Karzai says no Afghan help for air strikes in residential areas

Karzai says no Afghan help for air strikes in residential areas

PanARMENIAN.Net - Afghan security forces are to be banned from calling for foreign air strikes in residential areas, President Hamid Karzai has said, according to BBC News.

Karzai said he would issue a decree on Sunday, Feb 17, less than a week after 10 civilians were killed in a night raid in the eastern province of Kunar.

NATO-led forces in Afghanistan are not expected to make a formal response until the full decree has been issued. Civilian casualties are a source of tension between Afghan and NATO forces.

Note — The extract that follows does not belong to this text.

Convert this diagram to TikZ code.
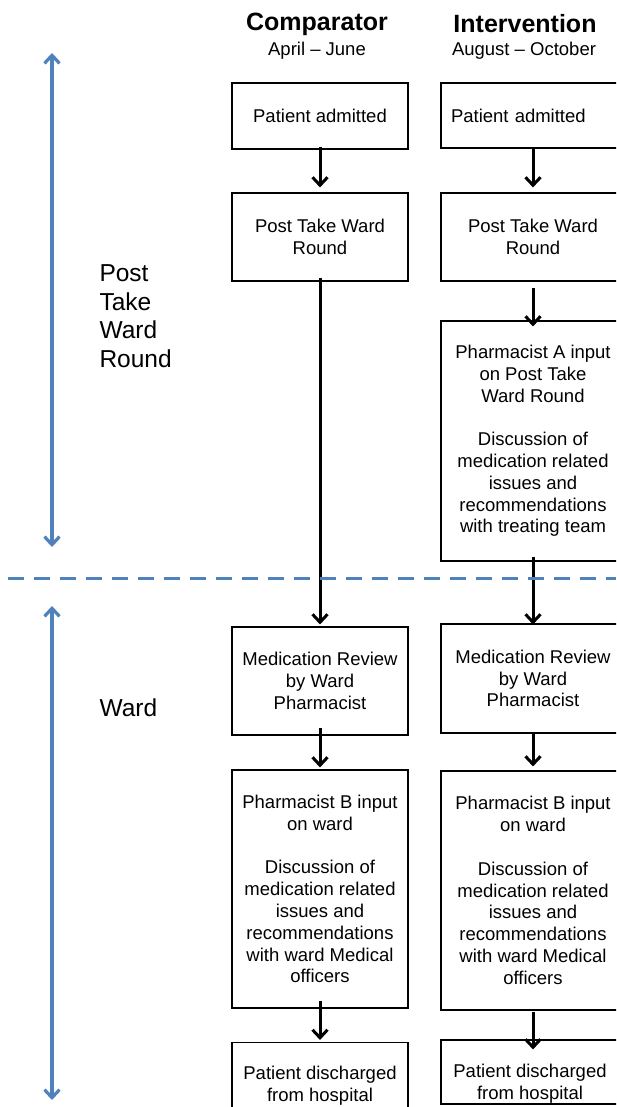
\documentclass[tikz,border=0pt]{standalone}
\usepackage{fontspec}
\setmainfont{Liberation Sans}
\usepackage{xcolor}
\usetikzlibrary{arrows.meta}
\definecolor{phaseblue}{RGB}{79,129,189}
\tikzset{
    box/.style={draw, line width=1.1pt, align=center, inner sep=0pt, font=\fontsize{18.5}{21.8}\selectfont},
    cbox/.style={box, minimum width=176pt},
    ibox/.style={box, minimum width=184pt},
    flow/.style={line width=3pt, -{Straight Barb[length=8pt,width=15pt]}},
    phase/.style={draw=phaseblue, line width=3.2pt, {Straight Barb[length=8pt,width=15pt]}-{Straight Barb[length=8pt,width=15pt]}},
    phasetext/.style={anchor=west, align=left, font=\fontsize{24.5}{28.5}\selectfont}
}
\begin{document}
\begin{tikzpicture}[x=1pt, y=-1pt]
        %FRAME
        \useasboundingbox (0,0) rectangle (616,1107);
        \clip (0,0) rectangle (616,1107);
        %HEADINGS
        \node[font=\fontsize{25}{28}\selectfont\bfseries] (hC) at (317,24) {Comparator};
        \node[font=\fontsize{18.5}{21.8}\selectfont] (sC) at (317,51) {April – June};
        \node[font=\fontsize{25}{28}\selectfont\bfseries] (hI) at (525,24) {Intervention};
        \node[font=\fontsize{18.5}{21.8}\selectfont] (sI) at (524,51) {August – October};
        %COMPARATOR
        \node[cbox, minimum height=66pt] (cAdm) at (320,116) {Patient admitted};
        \node[cbox, minimum height=88pt] (cPost) at (320,237) {Post Take Ward\\Round};
        \node[cbox, minimum height=108pt] (cRev) at (320,681) {Medication Review\\by Ward\\Pharmacist};
        \node[cbox, minimum height=238pt] (cPhB) at (320,889) {Pharmacist B input\\on ward\\[21.8pt]Discussion of\\medication related\\issues and\\recommendations\\with ward Medical\\officers};
        \node[cbox, minimum height=87pt] (cDis) at (320,1086) {Patient discharged\\from hospital};
        %INTERVENTION
        \node[ibox, minimum height=65pt, text width=164pt, inner xsep=10pt, align=left] (iAdm) at (533,115.5) {Patient admitted};
        \node[ibox, minimum height=88pt] (iPost) at (533,237) {Post Take Ward\\Round};
        \node[ibox, minimum height=240pt] (iPhA) at (533,441) {Pharmacist A input\\on Post Take\\Ward Round\\[21.8pt]Discussion of\\medication related\\issues and\\recommendations\\with treating team};
        \node[ibox, minimum height=109pt] (iRev) at (533,678.5) {Medication Review\\by Ward\\Pharmacist};
        \node[ibox, minimum height=239pt] (iPhB) at (533,890.5) {Pharmacist B input\\on ward\\[21.8pt]Discussion of\\medication related\\issues and\\recommendations\\with ward Medical\\officers};
        \node[ibox, minimum height=64pt] (iDis) at (533,1072) {};
        \node[box, draw=none] (iDisT) at (530,1084) {Patient discharged\\from hospital};
        %ARROWS
        \draw[flow, shorten <=-3pt, shorten >=5pt] (cAdm.south) -- (cPost.north);
        \draw[flow, shorten <=-4pt, shorten >=2pt] (cPost.south) -- (cRev.north);
        \draw[flow, shorten <=-8pt, shorten >=2pt] (cRev.south) -- (cPhB.north);
        \draw[flow, shorten <=-8pt, shorten >=2pt] (cPhB.south) -- (cDis.north);
        \draw[flow, shorten <=-2pt, shorten >=5pt] (iAdm.south) -- (iPost.north);
        \draw[flow, shorten <=6pt, shorten >=-6pt] (iPost.south) -- (iPhA.north);
        \draw[flow, shorten <=-5pt, shorten >=-1pt] (iPhA.south) -- (iRev.north);
        \draw[flow, shorten >=4pt] (iRev.south) -- (iPhB.north);
        \draw[flow, shorten <=1pt, shorten >=-10pt] (iPhB.south) -- (iDis.north);
        %PHASES
        \coordinate (pTop) at (52,53);
        \coordinate (pMid) at (52,547);
        \coordinate (wTop) at (52,606);
        \coordinate (wBot) at (52,1100);
        \draw[phase] (pTop) -- (pMid);
        \draw[phase] (wTop) -- (wBot);
        \node[phasetext] (lPost) at (96,316) {Post\\Take\\Ward\\Round};
        \node[phasetext] (lWard) at (96,708) {Ward};
        %DIVIDER
        \coordinate (dL) at (8,578);
        \coordinate (dR) at (616,578);
        \draw[phaseblue, line width=3pt, dash pattern=on 16pt off 10pt] (dL) -- (dR);
\end{tikzpicture}
\end{document}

"I will issue a decree [on Sunday] that no Afghan security forces, in any circumstances can ask for the foreigners' planes for carrying out operations on our homes and villages,'' Karzai said in a speech at the Afghan National Military Academy in Kabul.

NATO troops are scheduled to withdraw from Afghanistan by the end of 2014 and have gradually been handing over responsibility for security to their Afghan counterparts.

Karzai said Afghans were "happy" about the withdrawal.

"We are happy for all their help and assistance so far, but we do not need foreign forces to defend our country. We want our Afghan forces to defend their homeland," he said.

Afghan forces now lead 90% of all security operations. Yet the Afghan air force has limited strength, so NATO air support is considered crucial, especially for operations in harsh terrain and mountainous areas, our correspondent says.

Most of the 10 civilians killed in the Feb 13 air strike on Kunar were women and children. Four Taliban fighters also died in the attack, in the Shegal district of Kunar, which borders Pakistan. The Afghan army said the dead men had links to al-Qaeda.

The deaths came just a few hours after U.S. President confirmed plans for the withdrawal of about half the 66,000 U.S. troops in Afghanistan by early 2014.

Last year a U.S. drone attack in the same area killed Mullah Dadullah, a high-ranking Pakistani Taliban commander.

Civilian casualties rose sharply in every year from 2008 to 2011, though they fell in the first half of 2012, according to figures from the UN mission in Afghanistan.